Theatre & Darwin

I reviewed Kirsten Shepherd-Barr's Theatre and Evolution from Ibsen to Beckett (New York: Columbia University Press, 2015) for Contemporary Theatre Review and the review is here. The book  surveys the influences of Darwinian and post-Darwinian debates on theatre since Ibsen and I think it's rather fascinating. There are some really interesting discussions of Eleanora Duse's reputed ability to blush at will and what is meant by the complicated debates around the representation of childbirth and breastfeeding on stage. The book also manages to say something new about Ibsen and Beckett, for which there should be some sort of cash prize.

Anyway, I recommend it, if you're interested in the intersection of science and theatre.

 

 

UK Theatre Magazine

Chester, Hayley, and Dan Rebellato. 'Where Are We Now?' UK Theatre Magazine, August 2016, 40-42.

I co-wrote a report on the British Theatre Repertoire 2014 in collaboration with SOLT/UK Theatre and now I've got a short piece, written with Hayley Chester, about the report, picking out some of the key findings and thinking about what it might mean for the industry and the future. Hayley's also picked out some of the graphics I did for my presentation at Theatre 2016 (itself extensively covered in this issue) to highlighty some trends. It's in the current issue. Presumably available in all good newsagents.

In a couple of months, once the next issue is out, I'll stick up a scan of the piece.

Precarious Naturalism

I gave a paper at the Royal Central School of Speech and Drama yesterday. Kim Solga is a visiting  fellow there and she has a longstanding interest in naturalism, particularly a very interesting project of engaging with but complicating the political critiques of naturalism as a contemporary practice. She's also very interested, as am I, in Katie Mitchell's work which we both see as a contemporary avant-garde naturalist theatre practice. We discussed and decided to make her research seminar there a double-header, with Kim giving a talk and I giving a response.

The particular issues that Kim was interested in are work and labour, and the precariousness (or precarity as people are currently saying) of that labour.
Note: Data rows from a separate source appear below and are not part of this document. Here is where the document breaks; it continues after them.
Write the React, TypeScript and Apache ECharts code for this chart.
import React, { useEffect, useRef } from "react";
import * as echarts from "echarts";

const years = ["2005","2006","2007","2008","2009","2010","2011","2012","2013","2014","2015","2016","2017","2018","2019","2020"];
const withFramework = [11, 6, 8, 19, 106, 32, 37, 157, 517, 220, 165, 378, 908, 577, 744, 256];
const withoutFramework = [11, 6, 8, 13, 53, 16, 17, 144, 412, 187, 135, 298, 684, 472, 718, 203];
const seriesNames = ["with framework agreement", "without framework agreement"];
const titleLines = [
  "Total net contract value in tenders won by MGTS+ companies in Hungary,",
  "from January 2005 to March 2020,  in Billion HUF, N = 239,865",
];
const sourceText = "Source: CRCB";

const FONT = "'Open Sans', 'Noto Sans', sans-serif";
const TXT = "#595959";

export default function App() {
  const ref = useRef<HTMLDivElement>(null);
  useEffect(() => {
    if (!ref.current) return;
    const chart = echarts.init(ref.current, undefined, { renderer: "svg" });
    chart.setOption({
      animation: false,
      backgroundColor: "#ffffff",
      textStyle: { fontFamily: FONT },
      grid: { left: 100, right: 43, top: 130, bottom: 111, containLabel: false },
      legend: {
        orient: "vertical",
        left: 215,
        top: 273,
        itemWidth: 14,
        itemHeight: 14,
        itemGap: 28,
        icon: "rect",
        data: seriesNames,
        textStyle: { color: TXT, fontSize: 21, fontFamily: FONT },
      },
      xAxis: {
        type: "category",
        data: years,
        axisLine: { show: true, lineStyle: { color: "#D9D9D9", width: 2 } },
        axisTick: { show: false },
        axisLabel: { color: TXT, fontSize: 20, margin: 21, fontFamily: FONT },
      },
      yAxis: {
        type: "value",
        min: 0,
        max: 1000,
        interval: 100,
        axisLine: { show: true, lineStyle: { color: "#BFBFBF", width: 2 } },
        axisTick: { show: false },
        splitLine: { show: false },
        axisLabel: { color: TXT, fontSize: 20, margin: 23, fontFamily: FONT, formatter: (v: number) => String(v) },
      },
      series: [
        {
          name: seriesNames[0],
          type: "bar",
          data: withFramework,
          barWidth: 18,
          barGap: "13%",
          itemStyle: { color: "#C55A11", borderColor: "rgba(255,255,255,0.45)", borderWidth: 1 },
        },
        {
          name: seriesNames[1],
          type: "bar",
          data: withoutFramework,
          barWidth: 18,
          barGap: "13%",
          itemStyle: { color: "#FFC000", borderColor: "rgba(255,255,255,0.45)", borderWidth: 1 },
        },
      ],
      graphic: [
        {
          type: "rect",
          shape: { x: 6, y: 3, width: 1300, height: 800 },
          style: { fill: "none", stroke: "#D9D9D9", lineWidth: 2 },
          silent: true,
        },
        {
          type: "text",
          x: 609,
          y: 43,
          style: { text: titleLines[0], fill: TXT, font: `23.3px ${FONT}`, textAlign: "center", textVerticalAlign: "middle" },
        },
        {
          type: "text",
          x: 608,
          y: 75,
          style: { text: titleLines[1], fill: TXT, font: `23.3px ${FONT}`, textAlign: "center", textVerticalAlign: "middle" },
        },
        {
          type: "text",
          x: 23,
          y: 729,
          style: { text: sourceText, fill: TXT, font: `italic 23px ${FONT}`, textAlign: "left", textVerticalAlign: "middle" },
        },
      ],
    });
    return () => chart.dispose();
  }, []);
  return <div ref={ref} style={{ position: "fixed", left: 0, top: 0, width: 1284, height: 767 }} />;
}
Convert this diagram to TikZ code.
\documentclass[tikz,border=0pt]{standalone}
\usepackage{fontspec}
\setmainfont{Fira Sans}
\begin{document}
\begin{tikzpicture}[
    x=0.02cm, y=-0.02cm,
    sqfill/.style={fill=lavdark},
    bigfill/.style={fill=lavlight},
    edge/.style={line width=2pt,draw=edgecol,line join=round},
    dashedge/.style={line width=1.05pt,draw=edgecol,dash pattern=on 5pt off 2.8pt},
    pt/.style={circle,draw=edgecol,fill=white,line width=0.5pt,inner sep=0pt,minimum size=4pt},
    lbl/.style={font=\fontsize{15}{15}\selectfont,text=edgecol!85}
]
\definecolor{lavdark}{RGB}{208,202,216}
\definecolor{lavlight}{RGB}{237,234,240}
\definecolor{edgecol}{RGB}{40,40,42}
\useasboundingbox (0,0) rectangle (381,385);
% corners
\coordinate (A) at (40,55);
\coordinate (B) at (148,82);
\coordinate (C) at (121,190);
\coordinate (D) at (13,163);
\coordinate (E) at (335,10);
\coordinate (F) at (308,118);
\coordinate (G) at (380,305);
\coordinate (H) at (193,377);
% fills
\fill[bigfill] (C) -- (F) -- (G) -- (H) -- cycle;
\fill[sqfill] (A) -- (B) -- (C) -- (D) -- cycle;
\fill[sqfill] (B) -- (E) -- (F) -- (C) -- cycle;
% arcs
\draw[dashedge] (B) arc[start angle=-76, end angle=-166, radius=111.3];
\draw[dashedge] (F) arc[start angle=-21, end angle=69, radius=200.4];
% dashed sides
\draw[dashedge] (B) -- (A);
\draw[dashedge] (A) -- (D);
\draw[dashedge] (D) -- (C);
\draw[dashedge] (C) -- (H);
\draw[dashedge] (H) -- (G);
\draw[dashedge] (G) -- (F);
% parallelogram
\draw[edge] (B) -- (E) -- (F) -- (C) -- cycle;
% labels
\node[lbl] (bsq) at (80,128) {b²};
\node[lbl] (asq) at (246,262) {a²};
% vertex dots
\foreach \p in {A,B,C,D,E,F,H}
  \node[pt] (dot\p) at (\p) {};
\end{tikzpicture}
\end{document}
She also drew my attention to Jonathan Crary's terrific recent book, 24/7, which takes as its starting point capitalism's constant encroachments on sleep as a kind of last bastion of corporeal resistance to the round-the-clock creation of profit.
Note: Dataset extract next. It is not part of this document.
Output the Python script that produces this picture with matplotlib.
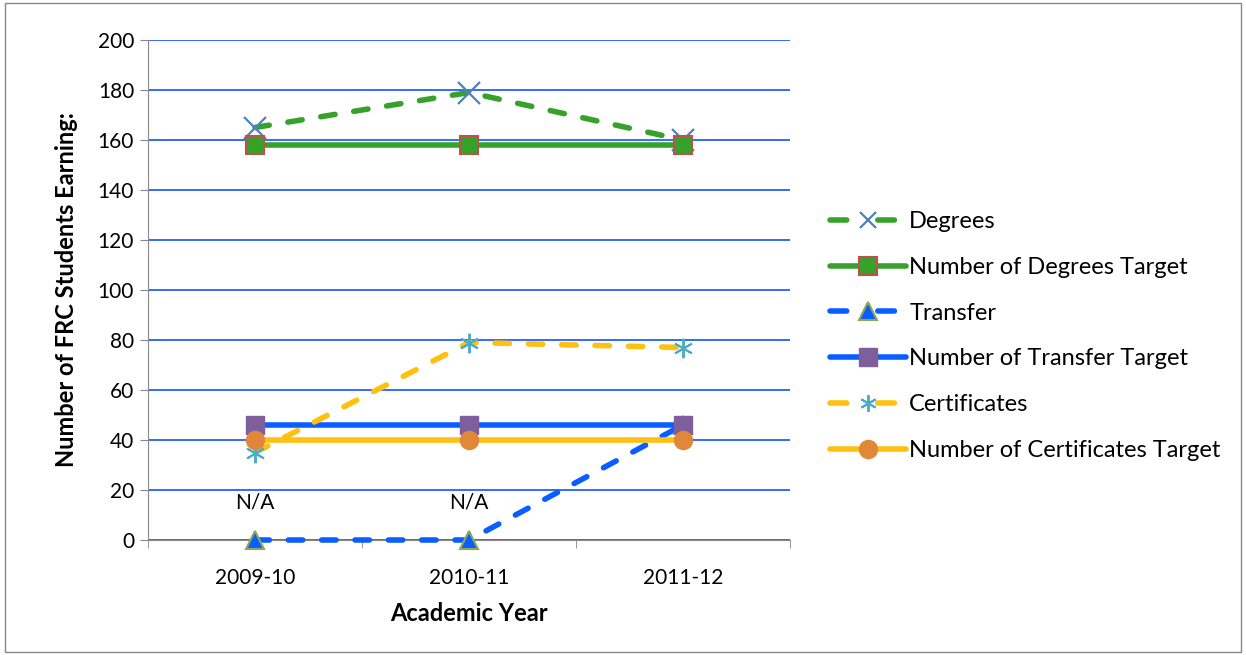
import matplotlib
matplotlib.use("Agg")
import matplotlib.pyplot as plt
from matplotlib.patches import Rectangle
from matplotlib.lines import Line2D

plt.rcParams['font.family'] = ['Lato', 'DejaVu Sans']

years = ["2009-10", "2010-11", "2011-12"]
degrees = [165, 179, 160]
degrees_target = [158, 158, 158]
transfer = [0, 0, 46]
transfer_target = [46, 46, 46]
certificates = [35, 79, 77]
certificates_target = [40, 40, 40]
na_labels = ["N/A", "N/A", ""]
na_y = 15

fig = plt.figure(figsize=(12.46, 6.55), dpi=100)
fig.patches.append(Rectangle((0.004, 0.004), 0.992, 0.992, transform=fig.transFigure,
                             fill=False, edgecolor='#888888', linewidth=1))
ax = fig.add_axes([148/1246, 115/655, 642/1246, 500/655])
x = list(range(len(years)))

ax.set_ylim(0, 200)
ax.set_xlim(-0.5, 2.5)
ax.set_yticks(range(0, 201, 20))
ax.yaxis.grid(True, color='#1050FF', linewidth=1.2)
ax.set_axisbelow(True)

dash = (0, (2.6, 3.4))
styles = [
    dict(color='#36A22A', ls='dash', marker='x', ms=16, lms=12, mfc='none', mec='#4F81BD', mew=1.6),
    dict(color='#36A22A', ls='-', marker='s', ms=13, lms=13, mfc='#36A22A', mec='#C0504D', mew=1.5),
    dict(color='#0A5EFF', ls='dash', marker='^', ms=13, lms=13, mfc='#0A5EFF', mec='#8DA854', mew=1.5),
    dict(color='#0A5EFF', ls='-', marker='s', ms=13, lms=13, mfc='#7F5F9B', mec='#7F5F9B', mew=1.0),
    dict(color='#FFC010', ls='dash', marker=(6, 2, 0), ms=14, lms=12, mfc='none', mec='#4BACC6', mew=1.4),
    dict(color='#FFC010', ls='-', marker='o', ms=13, lms=13, mfc='#E0873A', mec='#E0873A', mew=1.0),
]
names = ['Degrees', 'Number of Degrees Target', 'Transfer', 'Number of Transfer Target',
         'Certificates', 'Number of Certificates Target']
series = [degrees, degrees_target, transfer, transfer_target, certificates, certificates_target]

handles = []
for i, (vals, st, nm) in enumerate(zip(series, styles, names)):
    ls = dash if st['ls'] == 'dash' else '-'
    ax.plot(x, vals, color=st['color'], lw=4, ls=ls, marker=st['marker'], ms=st['ms'],
            mfc=st['mfc'], mec=st['mec'], mew=st['mew'], zorder=3 + i, clip_on=False,
            dash_capstyle='round')
    hls = (0, (3.0, 5.6)) if st['ls'] == 'dash' else '-'
    handles.append(Line2D([], [], color=st['color'], lw=4, ls=hls, marker=st['marker'],
                          ms=st['lms'], mfc=st['mfc'], mec=st['mec'], mew=st['mew'],
                          dash_capstyle='round', solid_capstyle='round'))

for xi, t in zip(x, na_labels):
    if t:
        ax.text(xi, na_y, t, ha='center', va='center', fontsize=15)

ax.set_xticks(x)
ax.set_xticklabels(years, fontsize=15)
ax.set_xticks([-0.5, 0.5, 1.5, 2.5], minor=True)
ax.tick_params(axis='x', which='major', length=0, pad=20)
ax.tick_params(axis='x', which='minor', length=6, color='#888888', direction='out')
ax.tick_params(axis='y', labelsize=15, length=6, color='#888888', direction='out', pad=4)
for s in ['top', 'right']:
    ax.spines[s].set_visible(False)
ax.spines['left'].set_color('#888888')
ax.spines['bottom'].set_color('#888888')

ax.set_xlabel('Academic Year', fontsize=17, fontweight='bold', labelpad=10)
ax.set_ylabel('Number of FRC Students Earning:', fontsize=17, fontweight='bold', labelpad=14)

fig.legend(handles, names, loc='center left', bbox_to_anchor=(809/1246, (655-336)/655),
           frameon=False, fontsize=17, handlelength=3.2, labelspacing=1.05, handletextpad=0.15)

fig.savefig('out.png', dpi=100)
Under the joint title 'Precarious Naturalism', our papers were interestingly complementary. Kim gave a rich and nuanced paper looking at moments in Katie Mitchell's work that disrupt time, which resist the accelerating onrushing conversion of time into nothing more than an opportunity for consumption.

My paper looks at the contradictory and paradoxical relationship between Naturalism and precarity. On one hand, Naturalism pays close attention to ordinary people; not tragic heroes, not exceptional or high-born people but ordinary people with their flaws and weaknesses; we are given opportunities to pay attention to them, to feel concdern for them, to feel the weight of that individual life. In addition, Naturalism tries to bring out the individual human heing with real vigour, stripped of the generalisations of classicism or romanticism and the codified gestural languages of melodrama, revealed in its actual particularity. On the othe, it breaks down the boundary between human and animal (the Naturalist human is 'just' and 'no better than' an animal) and between humans and machines (human beings are predictable, their operations finite, their behaviour in principle reducible to a number of organic algorithms). They are also half-living half-dead, constituted by social and biological forces and principles that are not themselves alive.

I find a similar ambivalence in Katie Mitchell's work which both uses technology as a means of scrutinizing the ordinary and everyday but also offers a vision of the human being reduced and marginalisaed by the machine.

I then considered some debates about the status of looking and images. Jonathan Crary's much earlier book Techniques of the Observer suggested that the early nineteenth century saw a dramatic shift in the meaning and experience of looking. Images now became a kind of monetized economy; images began to circulate, stripped of their referents, distributed and exchanged across the world. Photography was a symptom, not a cause of that. I ask if Naturalism might be simply part of that. I conclude not, but think there is some ambivalence there.

Ultimately, I suggest, it's the comtradictions in Naturalism that are the source of what makes it a valuable political resource. It doesn't seamlessly duplicate the world but subjects it to contradictory scrutiny (fact and value, description and prescription) that interrupts the continuing encroachment of capitalism on time and the endless conversion of experience into commodity images.